The request
Search the records for the word "with" and report each line that has it.

— Start of Material provided —

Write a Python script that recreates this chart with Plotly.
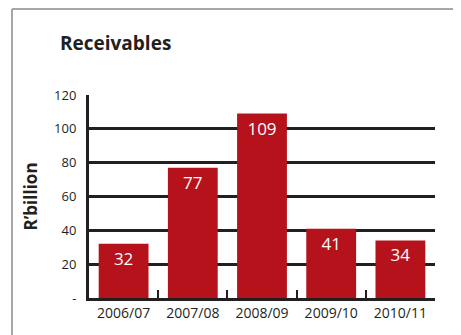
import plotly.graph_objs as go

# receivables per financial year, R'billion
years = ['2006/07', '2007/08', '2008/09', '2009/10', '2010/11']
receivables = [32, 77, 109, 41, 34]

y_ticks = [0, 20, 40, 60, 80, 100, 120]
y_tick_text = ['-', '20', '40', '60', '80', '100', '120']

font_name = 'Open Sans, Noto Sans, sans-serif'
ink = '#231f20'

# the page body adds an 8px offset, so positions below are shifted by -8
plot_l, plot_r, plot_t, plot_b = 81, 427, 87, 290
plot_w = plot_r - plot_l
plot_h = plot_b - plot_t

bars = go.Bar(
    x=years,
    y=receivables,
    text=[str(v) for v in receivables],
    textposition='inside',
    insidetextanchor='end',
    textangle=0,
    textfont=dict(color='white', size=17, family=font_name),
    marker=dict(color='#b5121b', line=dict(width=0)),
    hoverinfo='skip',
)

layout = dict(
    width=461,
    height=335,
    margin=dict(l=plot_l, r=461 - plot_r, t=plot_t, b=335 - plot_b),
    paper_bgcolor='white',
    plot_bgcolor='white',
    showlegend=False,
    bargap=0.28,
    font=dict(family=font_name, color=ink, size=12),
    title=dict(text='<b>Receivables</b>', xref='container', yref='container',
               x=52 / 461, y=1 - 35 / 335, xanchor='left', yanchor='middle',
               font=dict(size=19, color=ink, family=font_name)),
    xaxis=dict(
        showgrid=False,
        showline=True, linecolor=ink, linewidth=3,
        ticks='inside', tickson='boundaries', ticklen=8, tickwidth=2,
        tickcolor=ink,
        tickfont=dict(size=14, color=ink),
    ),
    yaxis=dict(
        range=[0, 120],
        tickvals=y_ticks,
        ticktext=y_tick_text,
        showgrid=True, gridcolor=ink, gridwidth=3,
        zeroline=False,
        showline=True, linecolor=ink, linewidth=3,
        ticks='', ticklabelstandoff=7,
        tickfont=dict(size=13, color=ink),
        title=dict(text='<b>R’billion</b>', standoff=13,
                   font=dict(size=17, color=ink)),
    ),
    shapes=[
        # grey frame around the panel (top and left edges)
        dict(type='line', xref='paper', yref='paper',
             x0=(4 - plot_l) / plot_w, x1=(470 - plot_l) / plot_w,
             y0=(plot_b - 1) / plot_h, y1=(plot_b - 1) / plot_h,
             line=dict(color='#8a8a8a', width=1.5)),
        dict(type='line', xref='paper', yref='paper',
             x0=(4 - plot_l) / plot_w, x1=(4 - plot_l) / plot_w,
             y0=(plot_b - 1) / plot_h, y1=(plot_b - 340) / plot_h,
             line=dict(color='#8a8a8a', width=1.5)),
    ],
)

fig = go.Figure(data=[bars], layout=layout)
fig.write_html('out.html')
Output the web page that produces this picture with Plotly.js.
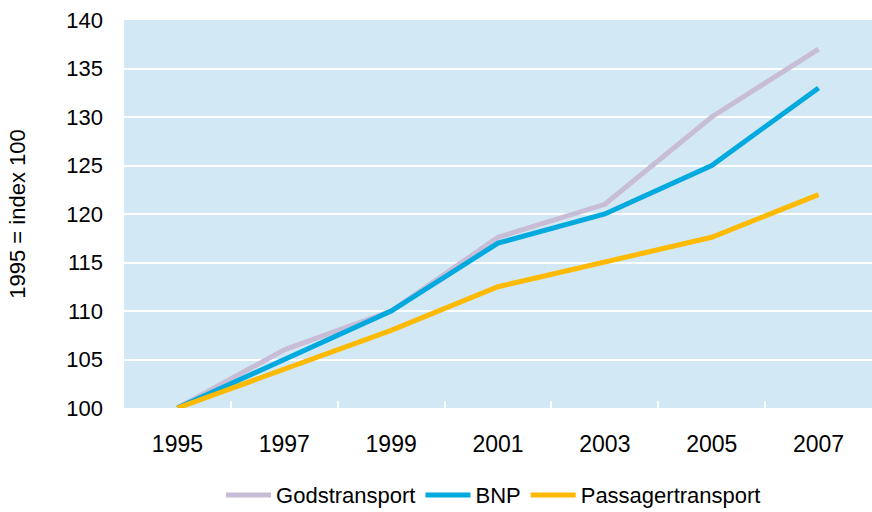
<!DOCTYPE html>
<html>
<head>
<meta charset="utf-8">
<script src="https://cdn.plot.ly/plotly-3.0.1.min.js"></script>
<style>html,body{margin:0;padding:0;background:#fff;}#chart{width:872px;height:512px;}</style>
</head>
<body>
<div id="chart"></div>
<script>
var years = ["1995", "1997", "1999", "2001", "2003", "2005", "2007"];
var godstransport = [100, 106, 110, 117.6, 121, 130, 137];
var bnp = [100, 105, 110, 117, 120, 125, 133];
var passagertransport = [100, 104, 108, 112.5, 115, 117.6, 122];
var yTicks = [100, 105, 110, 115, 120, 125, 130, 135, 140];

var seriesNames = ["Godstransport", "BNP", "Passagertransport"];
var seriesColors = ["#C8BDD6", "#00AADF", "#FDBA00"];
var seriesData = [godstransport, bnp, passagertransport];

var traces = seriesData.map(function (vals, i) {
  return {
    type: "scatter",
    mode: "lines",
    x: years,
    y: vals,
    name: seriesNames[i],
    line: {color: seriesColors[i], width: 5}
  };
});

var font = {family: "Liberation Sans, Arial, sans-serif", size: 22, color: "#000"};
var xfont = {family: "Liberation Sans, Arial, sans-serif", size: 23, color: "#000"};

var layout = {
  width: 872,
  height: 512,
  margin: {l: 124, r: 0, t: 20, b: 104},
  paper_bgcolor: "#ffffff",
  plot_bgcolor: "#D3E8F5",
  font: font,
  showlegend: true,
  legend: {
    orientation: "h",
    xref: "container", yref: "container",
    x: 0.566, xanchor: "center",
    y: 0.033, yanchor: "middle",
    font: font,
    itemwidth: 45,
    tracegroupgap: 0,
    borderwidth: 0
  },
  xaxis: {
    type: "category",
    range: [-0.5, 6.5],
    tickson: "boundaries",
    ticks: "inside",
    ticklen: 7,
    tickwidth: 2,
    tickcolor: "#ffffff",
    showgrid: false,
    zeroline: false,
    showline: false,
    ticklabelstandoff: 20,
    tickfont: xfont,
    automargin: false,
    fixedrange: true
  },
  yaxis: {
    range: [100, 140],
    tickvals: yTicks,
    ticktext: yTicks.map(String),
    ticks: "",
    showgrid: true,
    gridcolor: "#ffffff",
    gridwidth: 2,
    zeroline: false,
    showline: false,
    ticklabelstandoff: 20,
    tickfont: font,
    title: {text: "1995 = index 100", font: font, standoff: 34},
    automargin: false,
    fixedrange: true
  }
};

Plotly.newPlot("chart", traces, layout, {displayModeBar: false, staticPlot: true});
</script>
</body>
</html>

— End of Material provided —

Solution for this task
Write a Python script that recreates this chart with Plotly.
Output the web page that produces this picture with Plotly.js.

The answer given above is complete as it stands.